Namboodiripad evokes the images of a splendid era. The peasant struggles, the hallowed march of the Communist movement through the peak period of 1945-47, culminating in the uprising at Punapra Vayalar and coinciding with Telengana and the 'Tebagha' peasant movements. And then, after Independence, the descent. The Calcutta Conference of 1948, the drift from the nationalist mainstream, the backlash from the state, the repression, the underground. Then the change of heart in 1951, the historic resolution at Calcutta to endorse the parliamentary process. The first general election under the Indian Constitution brings the Communist party to Parliament as the major opposition party.

It was a breathtaking panorama. Marred in later years by discord within the party; the Chinese invasion divided the Communist party. Namboodiripad pulled his punches on the Chinese action. The party broke up. In October 1964, the first congress of the Marxist Party was held in Calcutta. The rupture was complete.

In Kerala, the CPI(M) had the rural masses, the CPI got the intellectuals. In ensuing years the pattern crystallised. EMS watched as lumpens crept into the ranks of the CPI(M).

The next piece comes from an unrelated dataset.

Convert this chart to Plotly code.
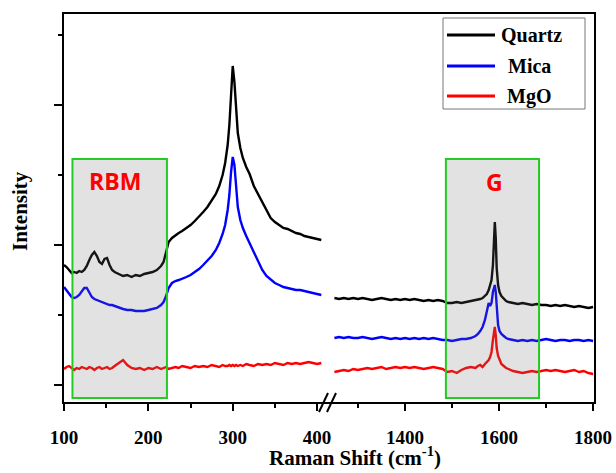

The task of the CPI(M) in Kerala is to resurrect its lustre of yesteryear. To recall an era when the Communist movement was the single-most dramatic influence that changed the face of society. The reforms on the agrarian front marked by the abolition of landlordism, the advent of land ceiling and land for the landless; the birth of trade unions on the industrial front; the revolutionary Education Act that ensured salaries from the government for teachers in privately managed schools. The list is endless—all these reforms bear the signature of E.M.S. Namboodiripad.